> [Work required]:
Print out every line, exactly as written.

-=-=-

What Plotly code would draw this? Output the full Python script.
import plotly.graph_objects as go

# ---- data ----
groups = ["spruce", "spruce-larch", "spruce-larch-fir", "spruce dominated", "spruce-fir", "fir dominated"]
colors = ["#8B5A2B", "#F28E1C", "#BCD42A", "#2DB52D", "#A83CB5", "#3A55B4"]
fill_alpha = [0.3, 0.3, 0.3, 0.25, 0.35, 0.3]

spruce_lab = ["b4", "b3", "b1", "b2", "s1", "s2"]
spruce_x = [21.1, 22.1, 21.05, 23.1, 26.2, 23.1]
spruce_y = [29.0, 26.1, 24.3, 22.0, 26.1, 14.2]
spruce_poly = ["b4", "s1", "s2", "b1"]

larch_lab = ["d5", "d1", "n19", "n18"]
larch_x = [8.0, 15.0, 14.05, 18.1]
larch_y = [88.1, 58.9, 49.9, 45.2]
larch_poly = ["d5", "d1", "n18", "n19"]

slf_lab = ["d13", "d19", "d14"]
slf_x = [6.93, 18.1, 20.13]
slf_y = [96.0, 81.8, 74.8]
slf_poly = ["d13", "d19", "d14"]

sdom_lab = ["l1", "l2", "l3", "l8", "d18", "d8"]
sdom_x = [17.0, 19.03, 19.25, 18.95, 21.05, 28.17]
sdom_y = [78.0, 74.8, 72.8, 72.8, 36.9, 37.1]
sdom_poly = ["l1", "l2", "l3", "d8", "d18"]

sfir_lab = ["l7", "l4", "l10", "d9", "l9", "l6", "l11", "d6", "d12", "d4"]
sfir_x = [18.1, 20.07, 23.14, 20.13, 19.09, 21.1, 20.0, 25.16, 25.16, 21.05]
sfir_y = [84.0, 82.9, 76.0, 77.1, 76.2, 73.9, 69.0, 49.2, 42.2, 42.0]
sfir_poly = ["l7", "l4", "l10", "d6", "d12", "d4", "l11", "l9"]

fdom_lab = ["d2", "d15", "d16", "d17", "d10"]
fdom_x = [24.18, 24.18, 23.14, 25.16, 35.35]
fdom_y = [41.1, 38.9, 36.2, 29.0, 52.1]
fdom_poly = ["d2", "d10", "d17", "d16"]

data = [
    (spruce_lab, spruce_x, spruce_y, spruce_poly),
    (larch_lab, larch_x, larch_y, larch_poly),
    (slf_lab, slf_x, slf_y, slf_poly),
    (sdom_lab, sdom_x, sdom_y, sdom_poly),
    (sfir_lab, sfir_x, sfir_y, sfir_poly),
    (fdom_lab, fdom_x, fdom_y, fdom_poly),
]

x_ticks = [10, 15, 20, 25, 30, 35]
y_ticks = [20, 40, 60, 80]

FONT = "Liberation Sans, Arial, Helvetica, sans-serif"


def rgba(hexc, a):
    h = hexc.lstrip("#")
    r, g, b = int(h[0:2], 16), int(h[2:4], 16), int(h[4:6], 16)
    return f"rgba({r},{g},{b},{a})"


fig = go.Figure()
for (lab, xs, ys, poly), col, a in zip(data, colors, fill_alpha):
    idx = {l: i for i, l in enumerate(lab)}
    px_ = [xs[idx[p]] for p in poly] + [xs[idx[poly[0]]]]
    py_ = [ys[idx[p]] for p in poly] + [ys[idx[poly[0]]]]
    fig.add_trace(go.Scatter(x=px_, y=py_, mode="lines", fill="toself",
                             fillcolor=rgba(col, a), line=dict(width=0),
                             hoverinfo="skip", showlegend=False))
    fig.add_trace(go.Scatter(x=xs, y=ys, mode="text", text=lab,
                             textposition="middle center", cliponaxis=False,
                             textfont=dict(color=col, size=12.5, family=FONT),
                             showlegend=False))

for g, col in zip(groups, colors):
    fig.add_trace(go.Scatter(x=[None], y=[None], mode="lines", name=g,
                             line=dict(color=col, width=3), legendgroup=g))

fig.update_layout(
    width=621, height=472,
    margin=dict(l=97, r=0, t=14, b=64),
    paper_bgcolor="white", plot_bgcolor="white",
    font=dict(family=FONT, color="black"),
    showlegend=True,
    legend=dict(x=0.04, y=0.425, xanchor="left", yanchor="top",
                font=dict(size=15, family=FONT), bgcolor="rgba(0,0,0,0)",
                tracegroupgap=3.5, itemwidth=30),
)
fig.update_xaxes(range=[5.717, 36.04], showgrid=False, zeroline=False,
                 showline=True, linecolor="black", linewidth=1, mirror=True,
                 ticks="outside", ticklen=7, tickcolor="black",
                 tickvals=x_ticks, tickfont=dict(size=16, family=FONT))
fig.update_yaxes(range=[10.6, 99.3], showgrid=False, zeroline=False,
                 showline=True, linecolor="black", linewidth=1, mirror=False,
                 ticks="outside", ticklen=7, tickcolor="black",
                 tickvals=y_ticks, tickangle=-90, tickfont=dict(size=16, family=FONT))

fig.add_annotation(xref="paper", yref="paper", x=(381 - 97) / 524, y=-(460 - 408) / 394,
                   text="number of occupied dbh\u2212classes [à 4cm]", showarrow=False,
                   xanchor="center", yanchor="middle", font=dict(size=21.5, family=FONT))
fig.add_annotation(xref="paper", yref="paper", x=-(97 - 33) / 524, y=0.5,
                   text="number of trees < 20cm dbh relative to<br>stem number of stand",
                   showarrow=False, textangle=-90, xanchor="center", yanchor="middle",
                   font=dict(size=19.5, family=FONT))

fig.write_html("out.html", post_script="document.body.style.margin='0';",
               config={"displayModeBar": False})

-=-=-

> [Response to the exercise]:
What Plotly code would draw this? Output the full Python script.
import plotly.graph_objects as go

# ---- data ----
groups = ["spruce", "spruce-larch", "spruce-larch-fir", "spruce dominated", "spruce-fir", "fir dominated"]
colors = ["#8B5A2B", "#F28E1C", "#BCD42A", "#2DB52D", "#A83CB5", "#3A55B4"]
fill_alpha = [0.3, 0.3, 0.3, 0.25, 0.35, 0.3]

spruce_lab = ["b4", "b3", "b1", "b2", "s1", "s2"]
spruce_x = [21.1, 22.1, 21.05, 23.1, 26.2, 23.1]
spruce_y = [29.0, 26.1, 24.3, 22.0, 26.1, 14.2]
spruce_poly = ["b4", "s1", "s2", "b1"]

larch_lab = ["d5", "d1", "n19", "n18"]
larch_x = [8.0, 15.0, 14.05, 18.1]
larch_y = [88.1, 58.9, 49.9, 45.2]
larch_poly = ["d5", "d1", "n18", "n19"]

slf_lab = ["d13", "d19", "d14"]
slf_x = [6.93, 18.1, 20.13]
slf_y = [96.0, 81.8, 74.8]
slf_poly = ["d13", "d19", "d14"]

sdom_lab = ["l1", "l2", "l3", "l8", "d18", "d8"]
sdom_x = [17.0, 19.03, 19.25, 18.95, 21.05, 28.17]
sdom_y = [78.0, 74.8, 72.8, 72.8, 36.9, 37.1]
sdom_poly = ["l1", "l2", "l3", "d8", "d18"]

sfir_lab = ["l7", "l4", "l10", "d9", "l9", "l6", "l11", "d6", "d12", "d4"]
sfir_x = [18.1, 20.07, 23.14, 20.13, 19.09, 21.1, 20.0, 25.16, 25.16, 21.05]
sfir_y = [84.0, 82.9, 76.0, 77.1, 76.2, 73.9, 69.0, 49.2, 42.2, 42.0]
sfir_poly = ["l7", "l4", "l10", "d6", "d12", "d4", "l11", "l9"]

fdom_lab = ["d2", "d15", "d16", "d17", "d10"]
fdom_x = [24.18, 24.18, 23.14, 25.16, 35.35]
fdom_y = [41.1, 38.9, 36.2, 29.0, 52.1]
fdom_poly = ["d2", "d10", "d17", "d16"]

data = [
    (spruce_lab, spruce_x, spruce_y, spruce_poly),
    (larch_lab, larch_x, larch_y, larch_poly),
    (slf_lab, slf_x, slf_y, slf_poly),
    (sdom_lab, sdom_x, sdom_y, sdom_poly),
    (sfir_lab, sfir_x, sfir_y, sfir_poly),
    (fdom_lab, fdom_x, fdom_y, fdom_poly),
]

x_ticks = [10, 15, 20, 25, 30, 35]
y_ticks = [20, 40, 60, 80]

FONT = "Liberation Sans, Arial, Helvetica, sans-serif"


def rgba(hexc, a):
    h = hexc.lstrip("#")
    r, g, b = int(h[0:2], 16), int(h[2:4], 16), int(h[4:6], 16)
    return f"rgba({r},{g},{b},{a})"


fig = go.Figure()
for (lab, xs, ys, poly), col, a in zip(data, colors, fill_alpha):
    idx = {l: i for i, l in enumerate(lab)}
    px_ = [xs[idx[p]] for p in poly] + [xs[idx[poly[0]]]]
    py_ = [ys[idx[p]] for p in poly] + [ys[idx[poly[0]]]]
    fig.add_trace(go.Scatter(x=px_, y=py_, mode="lines", fill="toself",
                             fillcolor=rgba(col, a), line=dict(width=0),
                             hoverinfo="skip", showlegend=False))
    fig.add_trace(go.Scatter(x=xs, y=ys, mode="text", text=lab,
                             textposition="middle center", cliponaxis=False,
                             textfont=dict(color=col, size=12.5, family=FONT),
                             showlegend=False))

for g, col in zip(groups, colors):
    fig.add_trace(go.Scatter(x=[None], y=[None], mode="lines", name=g,
                             line=dict(color=col, width=3), legendgroup=g))

fig.update_layout(
    width=621, height=472,
    margin=dict(l=97, r=0, t=14, b=64),
    paper_bgcolor="white", plot_bgcolor="white",
    font=dict(family=FONT, color="black"),
    showlegend=True,
    legend=dict(x=0.04, y=0.425, xanchor="left", yanchor="top",
                font=dict(size=15, family=FONT), bgcolor="rgba(0,0,0,0)",
                tracegroupgap=3.5, itemwidth=30),
)
fig.update_xaxes(range=[5.717, 36.04], showgrid=False, zeroline=False,
                 showline=True, linecolor="black", linewidth=1, mirror=True,
                 ticks="outside", ticklen=7, tickcolor="black",
                 tickvals=x_ticks, tickfont=dict(size=16, family=FONT))
fig.update_yaxes(range=[10.6, 99.3], showgrid=False, zeroline=False,
                 showline=True, linecolor="black", linewidth=1, mirror=False,
                 ticks="outside", ticklen=7, tickcolor="black",
                 tickvals=y_ticks, tickangle=-90, tickfont=dict(size=16, family=FONT))

fig.add_annotation(xref="paper", yref="paper", x=(381 - 97) / 524, y=-(460 - 408) / 394,
                   text="number of occupied dbh\u2212classes [à 4cm]", showarrow=False,
                   xanchor="center", yanchor="middle", font=dict(size=21.5, family=FONT))
fig.add_annotation(xref="paper", yref="paper", x=-(97 - 33) / 524, y=0.5,
                   text="number of trees < 20cm dbh relative to<br>stem number of stand",
                   showarrow=False, textangle=-90, xanchor="center", yanchor="middle",
                   font=dict(size=19.5, family=FONT))

fig.write_html("out.html", post_script="document.body.style.margin='0';",
               config={"displayModeBar": False})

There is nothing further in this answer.